Still, Musk has a talent for shifting norms. Once he adopts a feature, it begins to move from fringe to mainstream. The real question now is whether users will settle for platforms that offer “privacy” under corporate terms, or whether the moment will spark curiosity toward tools like dMsg.net — where architecture, philosophy, and community are aligned.
ICPanda’s decision to respond publicly to Musk’s post wasn’t just cheeky. It was strategic. They know their work stands up — technically, philosophically, and structurally. So why not ride the XChat wave to say: hey, we’re doing this already, and we’re doing it differently?
And that difference is important. Messaging is no longer just messaging. It’s politics. It’s power. It’s organising. When messages disappear, who decides when? When files are shared, who controls the limits? When calls are made, who gets metadata? These aren’t minor decisions. They shape how protest, intimacy, and business happen.

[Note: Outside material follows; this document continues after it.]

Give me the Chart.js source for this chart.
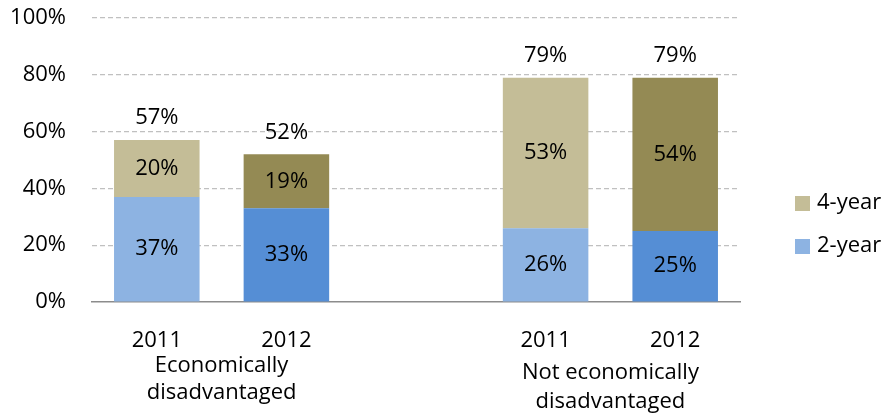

XChat might become sleek and slick, but it won’t escape its foundations. And maybe that’s okay for some users. But for those looking to speak, share and act without layers of unknown oversight, options like dMsg.net will matter. They’ll become the quiet tools that let people breathe, without worrying who’s watching.
It’s unlikely Musk will directly acknowledge ICPanda’s reply — but that’s not really the point. The point is that someone did. A DAO did. A decentralised, community-led body saw a mega announcement and said, “yes, we know — we already did it, but better.”
This kind of pushback is rare in tech discourse. Usually, big announcements go unchallenged, or critiques come from journalists, not builders. But here, it was the builders who responded. They showed up with working code, a live platform, and a record of doing the thing Musk was promoting.
So where does this leave us?
On one side, there’s the sprawling reach of a tech billionaire promising privacy features on a once-failing social network now turned multi-use platform. On the other, a decentralised crew already offering those features, running without hierarchy, and inviting users to own their tools, not just use them.
If anything, the moment reminds us to look past the dazzle. Big names and new rollouts don’t always mean innovation. Sometimes, the freshest work is already out there — humming quietly, built by people who aren’t trying to sell you anything except the right to speak freely.